## SUPPLIED RECORDS
○ ○ ○ ○ ○ ○ ○

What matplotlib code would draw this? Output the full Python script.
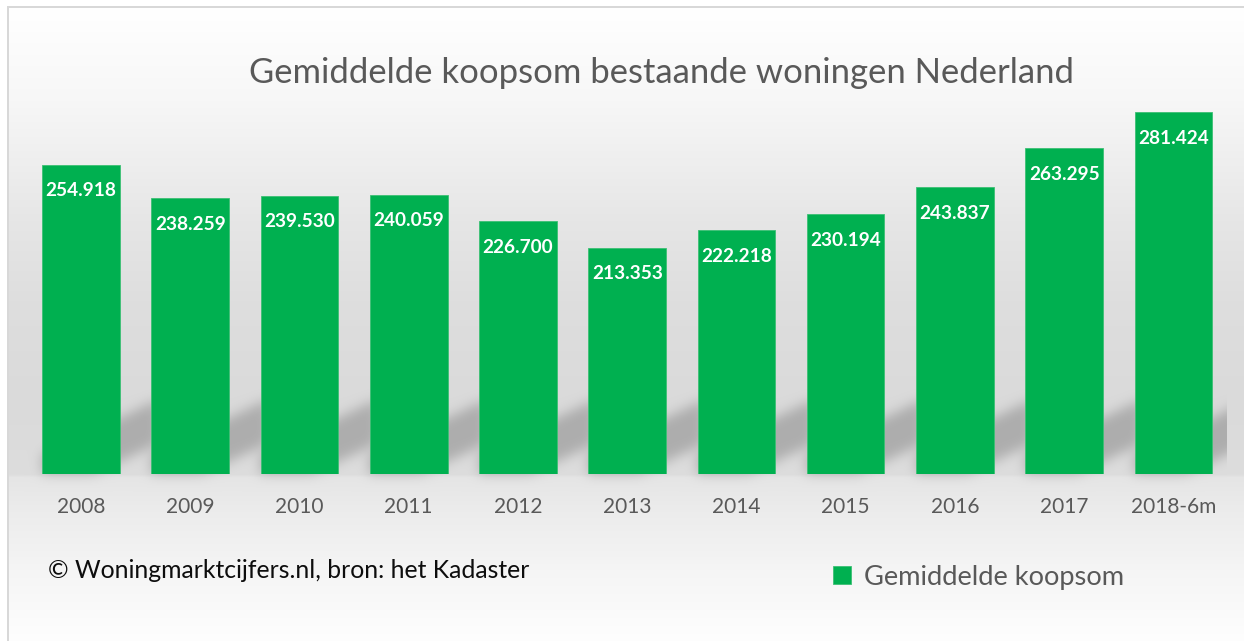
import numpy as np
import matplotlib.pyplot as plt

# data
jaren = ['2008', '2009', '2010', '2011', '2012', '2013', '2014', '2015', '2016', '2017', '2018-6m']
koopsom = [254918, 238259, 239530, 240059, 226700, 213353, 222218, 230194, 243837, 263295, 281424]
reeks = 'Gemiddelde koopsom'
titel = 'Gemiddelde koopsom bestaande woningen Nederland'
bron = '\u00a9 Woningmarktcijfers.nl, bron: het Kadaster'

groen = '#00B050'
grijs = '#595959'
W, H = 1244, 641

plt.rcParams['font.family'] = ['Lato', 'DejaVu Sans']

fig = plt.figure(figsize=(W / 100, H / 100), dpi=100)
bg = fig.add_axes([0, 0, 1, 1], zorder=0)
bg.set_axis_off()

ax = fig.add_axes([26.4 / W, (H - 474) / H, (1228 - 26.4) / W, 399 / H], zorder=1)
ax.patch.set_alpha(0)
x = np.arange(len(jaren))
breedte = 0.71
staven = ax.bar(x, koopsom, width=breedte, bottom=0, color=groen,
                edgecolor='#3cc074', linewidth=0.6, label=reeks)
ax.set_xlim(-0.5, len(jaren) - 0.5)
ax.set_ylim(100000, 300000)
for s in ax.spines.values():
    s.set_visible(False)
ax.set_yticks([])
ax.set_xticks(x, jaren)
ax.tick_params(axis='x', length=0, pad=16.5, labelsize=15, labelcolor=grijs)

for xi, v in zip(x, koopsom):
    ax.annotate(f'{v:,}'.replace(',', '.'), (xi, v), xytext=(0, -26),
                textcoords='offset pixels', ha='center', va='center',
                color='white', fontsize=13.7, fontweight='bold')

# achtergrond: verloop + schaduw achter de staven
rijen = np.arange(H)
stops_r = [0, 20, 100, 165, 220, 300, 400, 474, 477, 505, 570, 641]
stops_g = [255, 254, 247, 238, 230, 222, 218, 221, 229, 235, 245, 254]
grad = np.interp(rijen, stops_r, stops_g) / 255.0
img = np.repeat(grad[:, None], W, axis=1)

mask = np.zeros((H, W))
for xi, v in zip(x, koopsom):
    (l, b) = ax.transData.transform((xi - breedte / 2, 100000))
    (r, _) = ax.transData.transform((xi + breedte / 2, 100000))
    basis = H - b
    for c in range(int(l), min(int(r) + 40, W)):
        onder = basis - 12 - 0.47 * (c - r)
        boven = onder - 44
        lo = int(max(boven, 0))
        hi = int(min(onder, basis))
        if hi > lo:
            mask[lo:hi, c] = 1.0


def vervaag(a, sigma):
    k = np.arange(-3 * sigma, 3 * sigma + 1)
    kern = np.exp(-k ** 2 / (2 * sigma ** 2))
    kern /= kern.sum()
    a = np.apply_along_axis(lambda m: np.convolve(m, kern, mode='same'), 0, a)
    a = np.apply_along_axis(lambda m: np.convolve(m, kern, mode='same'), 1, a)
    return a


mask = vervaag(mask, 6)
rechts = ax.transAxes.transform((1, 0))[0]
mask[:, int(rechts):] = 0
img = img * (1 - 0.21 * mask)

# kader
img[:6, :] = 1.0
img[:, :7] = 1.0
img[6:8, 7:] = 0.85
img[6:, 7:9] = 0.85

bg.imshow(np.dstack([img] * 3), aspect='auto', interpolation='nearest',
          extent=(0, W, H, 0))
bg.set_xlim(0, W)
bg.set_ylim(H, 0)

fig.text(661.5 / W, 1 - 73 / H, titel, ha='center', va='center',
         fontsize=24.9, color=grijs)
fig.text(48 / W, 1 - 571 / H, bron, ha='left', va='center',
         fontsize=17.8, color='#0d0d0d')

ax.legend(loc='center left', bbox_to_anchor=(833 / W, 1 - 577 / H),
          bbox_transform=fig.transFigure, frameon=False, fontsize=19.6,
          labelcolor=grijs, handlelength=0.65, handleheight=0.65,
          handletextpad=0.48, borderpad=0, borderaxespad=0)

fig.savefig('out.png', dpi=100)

○ ○ ○ ○ ○ ○ ○

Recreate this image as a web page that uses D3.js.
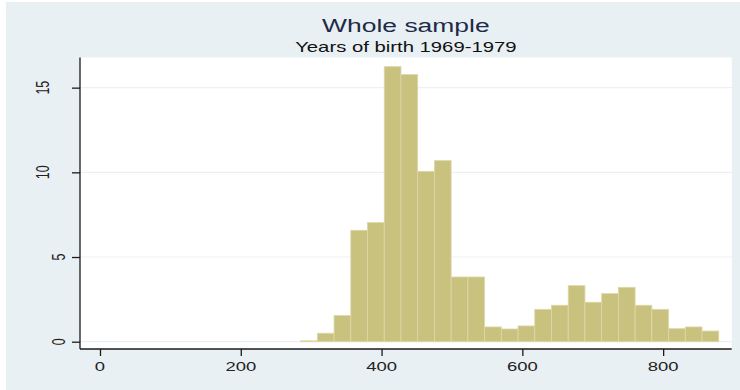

○ ○ ○ ○ ○ ○ ○

## PROBLEM TO SOLVE
Extract every line above that contains the word "matplotlib".

## WRITTEN REPLY
What matplotlib code would draw this? Output the full Python script.
import matplotlib.pyplot as plt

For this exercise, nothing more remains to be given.